Nabuco, Rodrigues Alves, Afonso Pena, Rosa e Silva, Silveira Martins, todos sentaram praça no serviço da República. Ele ficou fiel ao regime decaído e o seu exemplo é de uma coerência inimitável..., renunciou
à sua carreira de homem público, afim de guardar fidelidade a um rei morto e a uma família banida.4

 
Tristão de Athayde foi preciso ao lhe traçar o perfil:
Ele foi para nós um dos mais belos representantes do que há de sempre jovem na fidelidade às intangíveis tradições da nossa civilização brasileira e cristã.
Seu nacionalismo nunca foi integral, nem agressivo, nem jacobino. Seu tradicionalismo nunca foi fóssil, anacrônico ou estático. Sua fé, nunca foi fanática, estreita, amesquinhada. Sua velhice nunca
foi cortesã de ideias exóticas. Sua vida foi sempre o espelho de nossa mais autêntica civilidade”.5

Com todo fulgor de sua cultura, e a gama de suas atividades, foi um homem que lutou pela vida, com dignidade, com desprendimento e com sofrimentos. “Ele sabia que na República poderia aspirar a todos os postos, ... e de tudo ele abriu mão...”6 Poderia ter tudo, e morreu sem nada! “Vivendo na pobreza, disse Joaquim Thomaz, pobreza aureolada pelo trabalho infatigável, Afonso Celso morreu como viveu: pobre! As posições que ocupou não lhe deram para amealhar”. 7

 
No mesmo dia em que a edição do Jornal do Brasil anunciava a sua morte, saiu o último dos artigos que tinha preparado para aquele jornal. Morreu, assim, trabalhando!

 
Foi um republicano na Monarquia, e um monarquista na República. “Com ele desapareceu o último dos grandes homens públicos que o Império formou e uma das mais ricas reservas morais e cívicas do Brasil de todos os tempos”. 8

 
Com ele se foi o último sobrevivente da última Câmara da Monarquia, o último deputado que votara a abolição da escravatura. Com ele se foi o último fidalgo da nossa história!
 


 

1. Discurso de honra na Sociedade dos Amigos de Afonso Celso, 1958.

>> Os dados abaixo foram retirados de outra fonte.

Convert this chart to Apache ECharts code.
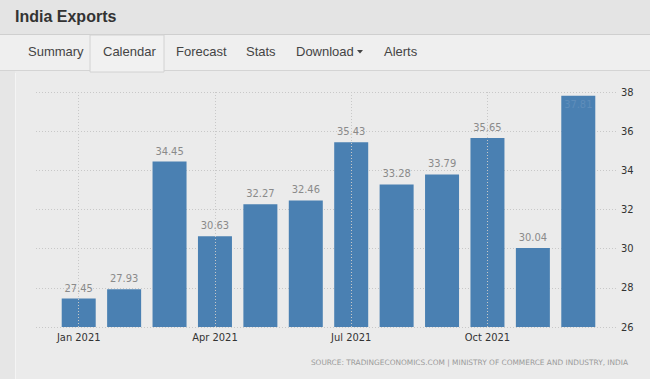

2. In pronunciamento no Conselho Nacional de Estatística. Conf. Jornal do Brasil de 17.07.1938.

3. Manifestação na Sessão Especial do Instituto Histórico e Geográfico Brasileiro, in Revista do Instituto, n.233, p. 19.

4. In O Jornal, 16 de julho de 1938.

5. In O Jornal, 13 de julho de 1938.

6. Barbosa Lima Sobrinho, in Jornal do Comércio.

7. In Jornal do Brasil, 13 de julho de 1938.

8.  “Um homem da Monarquia”, Nelson de Souza Carneiro, in Jornal do Brasil, de 13 de julho de 1938.